_Exercise brief_:
Go through the data below and copy it exactly, skipping every picture.

_Information supplied_:

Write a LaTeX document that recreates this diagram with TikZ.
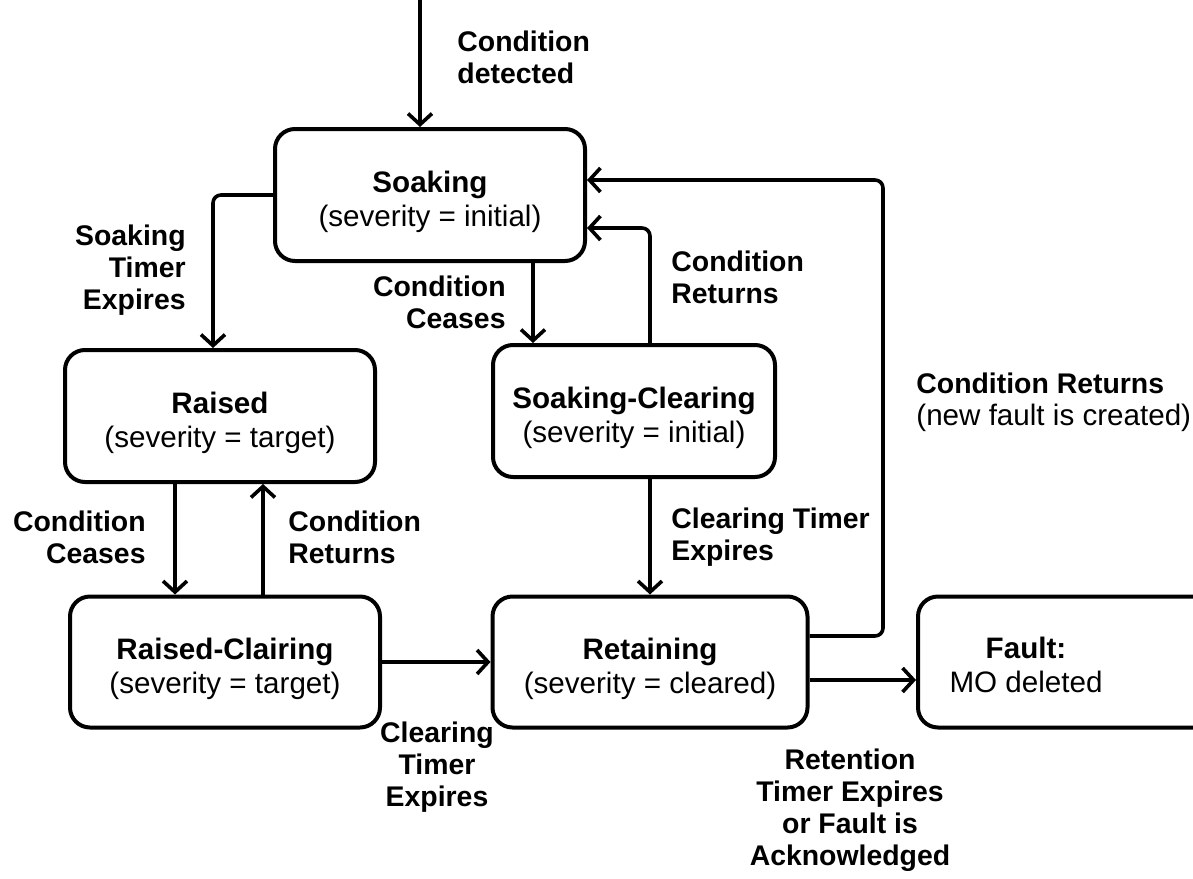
\documentclass[tikz,border=0pt]{standalone}
\usepackage{fontspec}
\setmainfont{Liberation Sans}
\usetikzlibrary{arrows.meta, positioning}

\newcommand{\tallrow}{\rule{0pt}{17.5pt}}

\tikzset{
  state/.style={draw, line width=2pt, rounded corners=10pt, minimum width=155pt,
    minimum height=66pt, align=center, font=\fontsize{14.8}{17}\selectfont},
  lbl/.style={font=\bfseries\fontsize{14.2}{16}\selectfont, inner sep=0pt},
  arr/.style={line width=1.8pt, rounded corners=4pt,
    -{Straight Barb[length=5.5pt,width=12pt,line width=1.8pt]}}
}

\begin{document}
\begin{tikzpicture}[x=0.5pt, y=-0.5pt]
  % frame
  \clip (0,0) rectangle (1193,878);
  % states
  \node[state] (soak) at (430,195) {\tallrow\textbf{Soaking}\\(severity = initial)};
  \node[state] (raised) at (220,416) {\tallrow\textbf{Raised}\\(severity = target)};
  \node[state, minimum width=141pt] (soakclr) at (634,411) {\tallrow\textbf{Soaking-Clearing}\\(severity = initial)};
  \node[state, minimum height=65.5pt] (raisedclr) at (225,662) {\tallrow\textbf{Raised-Clairing}\\(severity = target)};
  \node[state, minimum width=157.5pt, minimum height=65.5pt] (retain) at (650,662) {\tallrow\textbf{Retaining}\\(severity = cleared)};
  \node[state, minimum width=191pt, minimum height=65.5pt] (fault) at (1109,662) {};
  \node[align=center, font=\fontsize{14.8}{17}\selectfont] (faulttxt) at (1026,665) {\textbf{Fault:}\\MO deleted};
  % bends
  \coordinate (start) at (420,0);
  \coordinate (rtcorner) at (883,180);
  % transitions
  \draw[arr] (start) -- (start |- soak.north);
  \draw[arr] (soak.west) -| ([xshift=-3.5pt]raised.north);
  \draw[arr] ([xshift=51.5pt]soak.south) -- ([xshift=51.5pt]soak.south |- soakclr.north);
  \draw[arr] ([xshift=8pt]soakclr.north) |- ([yshift=-16.5pt]soak.east);
  \draw[arr] ([yshift=13pt]retain.east) -| (rtcorner) -- (rtcorner -| soak.east);
  \draw[arr] ([xshift=-22.5pt]raised.south) -- ([xshift=-22.5pt]raised.south |- raisedclr.north);
  \draw[arr] ([xshift=19pt]raisedclr.north) -- ([xshift=19pt]raisedclr.north |- raised.south);
  \draw[arr] (raisedclr.east) -- (retain.west);
  \draw[arr] ([xshift=8pt]soakclr.south) -- ([xshift=8pt]soakclr.south |- retain.north);
  \draw[arr] ([yshift=-9pt]retain.east) -- ([yshift=-9pt]retain.east -| fault.west);
  % labels
  \node[lbl, align=left, anchor=west] (lbdetect) at (457,57) {Condition\\detected};
  \node[lbl, align=right, anchor=east] (lbsoaktimer) at (186,270) {Soaking\\Timer\\Expires};
  \node[lbl, align=right, anchor=east] (lbceases) at (506,302) {Condition\\Ceases};
  \node[lbl, align=left, anchor=west] (lbreturns) at (671,277) {Condition\\Returns};
  \node[lbl, align=left, anchor=west] (lbnewfault) at (916,402) {Condition Returns\\\mdseries\fontsize{14.8}{16}\selectfont(new fault is created)};
  \node[lbl, align=right, anchor=east] (lbrceases) at (146,537) {Condition\\Ceases};
  \node[lbl, align=left, anchor=west] (lbrreturns) at (288,537) {Condition\\Returns};
  \node[lbl, align=left, anchor=west] (lbclrtimer) at (671,537) {Clearing Timer\\Expires};
  \node[lbl, align=center] (lbrclrtimer) at (437,767) {Clearing\\Timer\\Expires};
  \node[lbl, align=center] (lbretention) at (850,810) {Retention\\Timer Expires\\or Fault is\\Acknowledged};
\end{tikzpicture}
\end{document}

_Worked answer_:
Write a LaTeX document that recreates this diagram with TikZ.
\documentclass[tikz,border=0pt]{standalone}
\usepackage{fontspec}
\setmainfont{Liberation Sans}
\usetikzlibrary{arrows.meta, positioning}

\newcommand{\tallrow}{\rule{0pt}{17.5pt}}

\tikzset{
  state/.style={draw, line width=2pt, rounded corners=10pt, minimum width=155pt,
    minimum height=66pt, align=center, font=\fontsize{14.8}{17}\selectfont},
  lbl/.style={font=\bfseries\fontsize{14.2}{16}\selectfont, inner sep=0pt},
  arr/.style={line width=1.8pt, rounded corners=4pt,
    -{Straight Barb[length=5.5pt,width=12pt,line width=1.8pt]}}
}

\begin{document}
\begin{tikzpicture}[x=0.5pt, y=-0.5pt]
  % frame
  \clip (0,0) rectangle (1193,878);
  % states
  \node[state] (soak) at (430,195) {\tallrow\textbf{Soaking}\\(severity = initial)};
  \node[state] (raised) at (220,416) {\tallrow\textbf{Raised}\\(severity = target)};
  \node[state, minimum width=141pt] (soakclr) at (634,411) {\tallrow\textbf{Soaking-Clearing}\\(severity = initial)};
  \node[state, minimum height=65.5pt] (raisedclr) at (225,662) {\tallrow\textbf{Raised-Clairing}\\(severity = target)};
  \node[state, minimum width=157.5pt, minimum height=65.5pt] (retain) at (650,662) {\tallrow\textbf{Retaining}\\(severity = cleared)};
  \node[state, minimum width=191pt, minimum height=65.5pt] (fault) at (1109,662) {};
  \node[align=center, font=\fontsize{14.8}{17}\selectfont] (faulttxt) at (1026,665) {\textbf{Fault:}\\MO deleted};
  % bends
  \coordinate (start) at (420,0);
  \coordinate (rtcorner) at (883,180);
  % transitions
  \draw[arr] (start) -- (start |- soak.north);
  \draw[arr] (soak.west) -| ([xshift=-3.5pt]raised.north);
  \draw[arr] ([xshift=51.5pt]soak.south) -- ([xshift=51.5pt]soak.south |- soakclr.north);
  \draw[arr] ([xshift=8pt]soakclr.north) |- ([yshift=-16.5pt]soak.east);
  \draw[arr] ([yshift=13pt]retain.east) -| (rtcorner) -- (rtcorner -| soak.east);
  \draw[arr] ([xshift=-22.5pt]raised.south) -- ([xshift=-22.5pt]raised.south |- raisedclr.north);
  \draw[arr] ([xshift=19pt]raisedclr.north) -- ([xshift=19pt]raisedclr.north |- raised.south);
  \draw[arr] (raisedclr.east) -- (retain.west);
  \draw[arr] ([xshift=8pt]soakclr.south) -- ([xshift=8pt]soakclr.south |- retain.north);
  \draw[arr] ([yshift=-9pt]retain.east) -- ([yshift=-9pt]retain.east -| fault.west);
  % labels
  \node[lbl, align=left, anchor=west] (lbdetect) at (457,57) {Condition\\detected};
  \node[lbl, align=right, anchor=east] (lbsoaktimer) at (186,270) {Soaking\\Timer\\Expires};
  \node[lbl, align=right, anchor=east] (lbceases) at (506,302) {Condition\\Ceases};
  \node[lbl, align=left, anchor=west] (lbreturns) at (671,277) {Condition\\Returns};
  \node[lbl, align=left, anchor=west] (lbnewfault) at (916,402) {Condition Returns\\\mdseries\fontsize{14.8}{16}\selectfont(new fault is created)};
  \node[lbl, align=right, anchor=east] (lbrceases) at (146,537) {Condition\\Ceases};
  \node[lbl, align=left, anchor=west] (lbrreturns) at (288,537) {Condition\\Returns};
  \node[lbl, align=left, anchor=west] (lbclrtimer) at (671,537) {Clearing Timer\\Expires};
  \node[lbl, align=center] (lbrclrtimer) at (437,767) {Clearing\\Timer\\Expires};
  \node[lbl, align=center] (lbretention) at (850,810) {Retention\\Timer Expires\\or Fault is\\Acknowledged};
\end{tikzpicture}
\end{document}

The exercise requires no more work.